EXTRACTED ENTRIES =>
"""

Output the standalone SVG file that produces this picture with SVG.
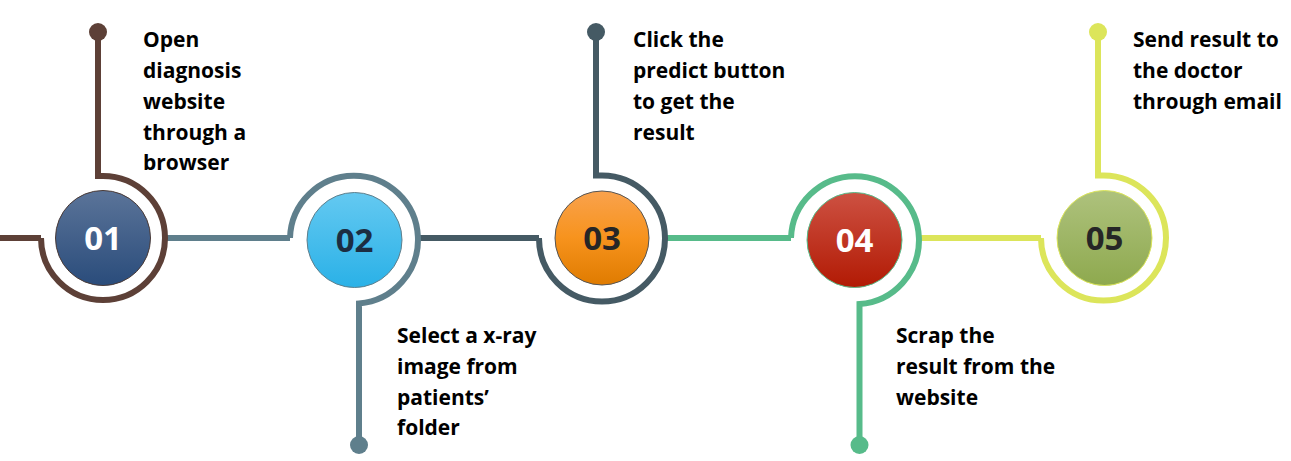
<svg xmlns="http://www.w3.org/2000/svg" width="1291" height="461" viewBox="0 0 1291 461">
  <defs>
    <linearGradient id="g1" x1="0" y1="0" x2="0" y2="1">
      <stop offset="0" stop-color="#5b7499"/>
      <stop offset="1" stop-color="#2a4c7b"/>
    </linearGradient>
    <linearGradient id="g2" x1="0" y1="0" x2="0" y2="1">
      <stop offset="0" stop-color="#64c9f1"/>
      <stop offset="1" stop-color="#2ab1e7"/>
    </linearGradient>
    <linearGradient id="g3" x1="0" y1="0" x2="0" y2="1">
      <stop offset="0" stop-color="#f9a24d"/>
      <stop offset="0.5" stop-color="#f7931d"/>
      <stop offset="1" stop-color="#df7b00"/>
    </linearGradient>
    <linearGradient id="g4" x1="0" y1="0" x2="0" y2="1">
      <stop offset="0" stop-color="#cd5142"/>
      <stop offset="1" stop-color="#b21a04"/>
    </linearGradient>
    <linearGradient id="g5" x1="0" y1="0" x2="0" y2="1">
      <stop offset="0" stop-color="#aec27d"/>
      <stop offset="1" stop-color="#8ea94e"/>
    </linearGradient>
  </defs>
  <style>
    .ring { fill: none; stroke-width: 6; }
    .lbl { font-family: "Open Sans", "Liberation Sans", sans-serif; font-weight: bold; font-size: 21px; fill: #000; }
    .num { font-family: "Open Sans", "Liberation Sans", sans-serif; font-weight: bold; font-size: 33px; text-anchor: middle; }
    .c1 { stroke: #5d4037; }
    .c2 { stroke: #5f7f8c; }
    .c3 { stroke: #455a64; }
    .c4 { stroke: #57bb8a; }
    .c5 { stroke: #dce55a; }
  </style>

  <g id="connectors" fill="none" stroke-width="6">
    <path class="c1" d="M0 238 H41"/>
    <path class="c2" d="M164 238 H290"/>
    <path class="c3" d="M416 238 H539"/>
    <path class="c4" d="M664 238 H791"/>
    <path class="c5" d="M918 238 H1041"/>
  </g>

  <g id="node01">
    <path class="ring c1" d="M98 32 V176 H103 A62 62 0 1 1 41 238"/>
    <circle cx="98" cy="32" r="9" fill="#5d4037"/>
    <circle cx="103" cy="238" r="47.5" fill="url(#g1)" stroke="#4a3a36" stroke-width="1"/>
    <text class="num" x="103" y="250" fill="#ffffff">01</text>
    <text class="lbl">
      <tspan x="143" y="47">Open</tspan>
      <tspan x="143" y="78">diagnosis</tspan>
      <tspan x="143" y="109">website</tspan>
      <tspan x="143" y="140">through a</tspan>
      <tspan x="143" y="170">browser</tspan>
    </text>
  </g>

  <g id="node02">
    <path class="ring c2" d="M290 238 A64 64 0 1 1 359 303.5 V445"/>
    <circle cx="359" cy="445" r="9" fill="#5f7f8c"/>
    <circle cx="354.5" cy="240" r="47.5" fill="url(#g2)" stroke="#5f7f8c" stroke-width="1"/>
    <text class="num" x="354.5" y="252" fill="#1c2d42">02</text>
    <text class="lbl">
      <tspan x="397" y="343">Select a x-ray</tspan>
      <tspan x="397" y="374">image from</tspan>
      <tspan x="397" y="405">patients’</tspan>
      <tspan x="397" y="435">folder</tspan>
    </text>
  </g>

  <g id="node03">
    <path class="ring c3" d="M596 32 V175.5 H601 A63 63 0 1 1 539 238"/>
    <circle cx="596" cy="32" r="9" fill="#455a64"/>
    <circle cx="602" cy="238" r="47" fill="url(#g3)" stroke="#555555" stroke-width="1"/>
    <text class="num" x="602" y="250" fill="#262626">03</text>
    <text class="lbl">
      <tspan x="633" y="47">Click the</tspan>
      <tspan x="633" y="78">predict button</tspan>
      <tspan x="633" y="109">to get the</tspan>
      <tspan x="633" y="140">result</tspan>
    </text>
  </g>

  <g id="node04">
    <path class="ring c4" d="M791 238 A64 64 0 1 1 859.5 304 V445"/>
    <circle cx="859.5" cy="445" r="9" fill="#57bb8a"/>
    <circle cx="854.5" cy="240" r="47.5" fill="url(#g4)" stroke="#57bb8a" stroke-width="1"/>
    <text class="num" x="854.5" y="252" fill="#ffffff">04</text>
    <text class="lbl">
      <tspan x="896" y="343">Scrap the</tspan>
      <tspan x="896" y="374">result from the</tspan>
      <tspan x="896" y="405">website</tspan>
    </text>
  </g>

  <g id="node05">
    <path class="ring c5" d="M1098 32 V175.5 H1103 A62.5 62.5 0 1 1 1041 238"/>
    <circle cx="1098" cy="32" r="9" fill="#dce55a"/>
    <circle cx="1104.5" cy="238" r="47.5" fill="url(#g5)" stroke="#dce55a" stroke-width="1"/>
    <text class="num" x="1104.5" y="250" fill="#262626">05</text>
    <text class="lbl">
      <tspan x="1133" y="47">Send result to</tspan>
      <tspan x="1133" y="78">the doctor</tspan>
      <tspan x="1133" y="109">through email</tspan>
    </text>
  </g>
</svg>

"""
"""

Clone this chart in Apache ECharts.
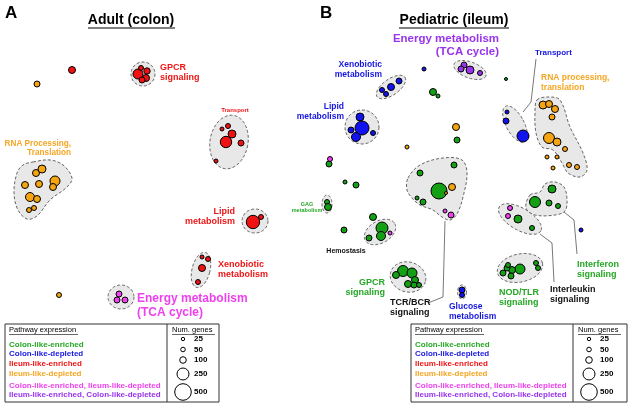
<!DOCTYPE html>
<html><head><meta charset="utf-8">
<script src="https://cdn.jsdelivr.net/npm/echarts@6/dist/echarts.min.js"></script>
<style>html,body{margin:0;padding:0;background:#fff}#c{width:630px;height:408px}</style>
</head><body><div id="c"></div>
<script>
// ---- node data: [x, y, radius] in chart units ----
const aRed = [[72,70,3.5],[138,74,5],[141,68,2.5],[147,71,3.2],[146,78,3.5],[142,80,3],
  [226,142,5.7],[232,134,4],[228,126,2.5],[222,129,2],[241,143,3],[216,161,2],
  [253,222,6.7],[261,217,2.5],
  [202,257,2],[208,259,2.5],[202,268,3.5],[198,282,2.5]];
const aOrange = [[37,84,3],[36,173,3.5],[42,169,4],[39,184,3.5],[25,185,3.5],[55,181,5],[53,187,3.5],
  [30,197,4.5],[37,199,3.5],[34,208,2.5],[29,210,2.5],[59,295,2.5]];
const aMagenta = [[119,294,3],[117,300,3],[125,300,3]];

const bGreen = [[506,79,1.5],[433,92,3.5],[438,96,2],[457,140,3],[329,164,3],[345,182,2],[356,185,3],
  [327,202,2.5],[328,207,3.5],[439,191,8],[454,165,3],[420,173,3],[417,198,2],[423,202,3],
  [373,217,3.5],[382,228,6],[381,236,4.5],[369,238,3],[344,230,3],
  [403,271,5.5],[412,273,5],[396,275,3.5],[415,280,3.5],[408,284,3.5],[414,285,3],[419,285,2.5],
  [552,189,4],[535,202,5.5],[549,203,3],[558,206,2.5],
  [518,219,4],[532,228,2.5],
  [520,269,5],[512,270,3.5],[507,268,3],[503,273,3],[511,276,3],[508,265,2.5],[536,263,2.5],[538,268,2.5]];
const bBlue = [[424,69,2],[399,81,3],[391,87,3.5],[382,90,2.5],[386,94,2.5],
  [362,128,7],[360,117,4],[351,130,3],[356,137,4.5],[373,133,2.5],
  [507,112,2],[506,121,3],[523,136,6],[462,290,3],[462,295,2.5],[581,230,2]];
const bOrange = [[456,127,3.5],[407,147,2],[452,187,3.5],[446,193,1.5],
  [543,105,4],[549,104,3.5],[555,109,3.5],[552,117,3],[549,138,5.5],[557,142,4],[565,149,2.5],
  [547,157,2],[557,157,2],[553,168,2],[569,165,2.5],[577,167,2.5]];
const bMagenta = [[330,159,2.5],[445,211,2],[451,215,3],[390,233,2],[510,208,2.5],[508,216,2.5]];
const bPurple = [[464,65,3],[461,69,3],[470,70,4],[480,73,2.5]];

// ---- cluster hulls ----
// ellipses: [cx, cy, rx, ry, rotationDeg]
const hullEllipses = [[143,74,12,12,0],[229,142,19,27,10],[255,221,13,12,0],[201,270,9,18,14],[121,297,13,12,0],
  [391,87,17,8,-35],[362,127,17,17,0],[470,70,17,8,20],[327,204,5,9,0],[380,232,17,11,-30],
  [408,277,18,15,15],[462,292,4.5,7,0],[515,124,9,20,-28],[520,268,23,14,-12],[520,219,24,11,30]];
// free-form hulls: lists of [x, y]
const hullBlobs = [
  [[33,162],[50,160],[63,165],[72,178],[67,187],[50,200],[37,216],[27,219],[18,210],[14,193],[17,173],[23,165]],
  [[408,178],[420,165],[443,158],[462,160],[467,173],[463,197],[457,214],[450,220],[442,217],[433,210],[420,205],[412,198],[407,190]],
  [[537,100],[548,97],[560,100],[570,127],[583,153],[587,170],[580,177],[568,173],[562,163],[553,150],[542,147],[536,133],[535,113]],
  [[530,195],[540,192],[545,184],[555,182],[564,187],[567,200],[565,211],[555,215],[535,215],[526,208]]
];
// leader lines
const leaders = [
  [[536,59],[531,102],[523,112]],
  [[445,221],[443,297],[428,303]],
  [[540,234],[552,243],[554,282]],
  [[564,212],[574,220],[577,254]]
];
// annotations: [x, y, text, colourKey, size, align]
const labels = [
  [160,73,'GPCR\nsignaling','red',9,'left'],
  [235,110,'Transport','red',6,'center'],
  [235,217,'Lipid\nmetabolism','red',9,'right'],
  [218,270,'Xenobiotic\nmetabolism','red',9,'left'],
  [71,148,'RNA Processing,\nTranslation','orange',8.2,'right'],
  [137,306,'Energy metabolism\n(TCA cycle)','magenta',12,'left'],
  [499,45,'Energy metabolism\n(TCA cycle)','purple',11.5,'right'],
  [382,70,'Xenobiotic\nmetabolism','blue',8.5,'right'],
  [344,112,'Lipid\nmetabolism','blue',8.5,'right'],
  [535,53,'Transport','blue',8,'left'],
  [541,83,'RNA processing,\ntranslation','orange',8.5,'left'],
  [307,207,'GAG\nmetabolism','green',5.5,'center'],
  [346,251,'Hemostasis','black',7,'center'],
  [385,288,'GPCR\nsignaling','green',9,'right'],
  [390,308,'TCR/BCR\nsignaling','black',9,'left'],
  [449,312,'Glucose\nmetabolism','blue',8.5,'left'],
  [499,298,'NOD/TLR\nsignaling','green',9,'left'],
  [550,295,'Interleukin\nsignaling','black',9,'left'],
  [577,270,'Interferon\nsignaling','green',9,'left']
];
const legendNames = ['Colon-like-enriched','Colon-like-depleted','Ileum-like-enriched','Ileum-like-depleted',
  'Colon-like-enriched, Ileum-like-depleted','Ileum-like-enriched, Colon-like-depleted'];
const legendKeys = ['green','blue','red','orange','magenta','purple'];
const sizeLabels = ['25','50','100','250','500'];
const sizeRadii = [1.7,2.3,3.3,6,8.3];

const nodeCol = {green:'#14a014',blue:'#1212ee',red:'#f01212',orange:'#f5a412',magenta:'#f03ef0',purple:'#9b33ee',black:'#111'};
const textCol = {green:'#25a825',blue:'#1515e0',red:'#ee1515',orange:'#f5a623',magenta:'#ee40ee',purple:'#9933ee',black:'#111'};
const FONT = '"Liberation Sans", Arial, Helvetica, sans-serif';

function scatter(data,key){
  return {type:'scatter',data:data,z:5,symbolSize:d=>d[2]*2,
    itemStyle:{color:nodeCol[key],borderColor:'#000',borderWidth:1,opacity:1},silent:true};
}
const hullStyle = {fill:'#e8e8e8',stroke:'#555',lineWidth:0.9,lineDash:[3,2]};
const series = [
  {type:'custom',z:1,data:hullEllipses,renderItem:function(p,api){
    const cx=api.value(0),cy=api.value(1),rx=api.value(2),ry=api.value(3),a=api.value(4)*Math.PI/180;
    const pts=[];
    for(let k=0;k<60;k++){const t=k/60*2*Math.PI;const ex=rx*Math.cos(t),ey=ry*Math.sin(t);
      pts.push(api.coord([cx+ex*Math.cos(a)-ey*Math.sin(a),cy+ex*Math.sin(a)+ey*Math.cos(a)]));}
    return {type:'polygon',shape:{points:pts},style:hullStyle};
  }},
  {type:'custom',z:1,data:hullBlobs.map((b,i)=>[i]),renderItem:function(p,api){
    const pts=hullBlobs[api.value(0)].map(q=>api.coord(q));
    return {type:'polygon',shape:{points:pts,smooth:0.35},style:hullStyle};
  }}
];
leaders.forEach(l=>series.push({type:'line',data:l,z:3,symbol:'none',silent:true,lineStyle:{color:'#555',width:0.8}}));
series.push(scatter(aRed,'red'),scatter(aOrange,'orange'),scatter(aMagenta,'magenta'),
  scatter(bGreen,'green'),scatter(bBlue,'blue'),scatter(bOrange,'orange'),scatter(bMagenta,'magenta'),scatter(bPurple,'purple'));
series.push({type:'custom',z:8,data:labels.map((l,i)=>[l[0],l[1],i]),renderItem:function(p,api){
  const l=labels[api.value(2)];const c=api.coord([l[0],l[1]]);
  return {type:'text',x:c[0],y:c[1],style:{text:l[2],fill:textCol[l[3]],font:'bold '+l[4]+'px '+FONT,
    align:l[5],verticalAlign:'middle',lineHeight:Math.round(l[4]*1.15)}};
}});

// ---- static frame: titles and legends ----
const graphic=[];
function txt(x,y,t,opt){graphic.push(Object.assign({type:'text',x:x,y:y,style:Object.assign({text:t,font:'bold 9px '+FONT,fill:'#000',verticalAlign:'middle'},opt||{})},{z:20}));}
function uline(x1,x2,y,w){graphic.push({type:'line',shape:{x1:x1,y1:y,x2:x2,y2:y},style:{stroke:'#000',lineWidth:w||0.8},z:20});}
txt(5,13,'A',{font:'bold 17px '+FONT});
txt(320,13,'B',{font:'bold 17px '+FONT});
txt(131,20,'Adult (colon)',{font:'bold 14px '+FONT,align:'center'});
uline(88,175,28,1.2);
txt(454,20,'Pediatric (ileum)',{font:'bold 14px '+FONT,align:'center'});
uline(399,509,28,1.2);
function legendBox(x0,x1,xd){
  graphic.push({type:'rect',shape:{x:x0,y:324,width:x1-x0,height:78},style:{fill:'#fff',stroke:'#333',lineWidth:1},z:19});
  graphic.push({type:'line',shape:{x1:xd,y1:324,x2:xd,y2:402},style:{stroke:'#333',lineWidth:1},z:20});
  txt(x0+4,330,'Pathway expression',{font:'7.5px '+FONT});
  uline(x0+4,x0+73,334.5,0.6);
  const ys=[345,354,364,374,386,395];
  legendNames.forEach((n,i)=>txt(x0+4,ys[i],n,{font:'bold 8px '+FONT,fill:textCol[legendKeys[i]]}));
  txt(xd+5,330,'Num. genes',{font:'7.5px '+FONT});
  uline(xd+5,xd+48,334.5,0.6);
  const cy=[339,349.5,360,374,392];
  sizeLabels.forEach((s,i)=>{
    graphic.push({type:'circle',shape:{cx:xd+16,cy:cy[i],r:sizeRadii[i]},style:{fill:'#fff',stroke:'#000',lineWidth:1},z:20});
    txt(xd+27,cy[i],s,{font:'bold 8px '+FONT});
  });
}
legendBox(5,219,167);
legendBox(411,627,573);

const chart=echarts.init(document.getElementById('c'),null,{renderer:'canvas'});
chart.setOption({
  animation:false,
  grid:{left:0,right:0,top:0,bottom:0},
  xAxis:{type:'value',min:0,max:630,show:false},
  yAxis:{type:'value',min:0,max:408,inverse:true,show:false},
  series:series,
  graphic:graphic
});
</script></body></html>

"""

PROBLEM => Copy all lines from the material that include "this".

SOLUTION =>
Output the standalone SVG file that produces this picture with SVG.
Clone this chart in Apache ECharts.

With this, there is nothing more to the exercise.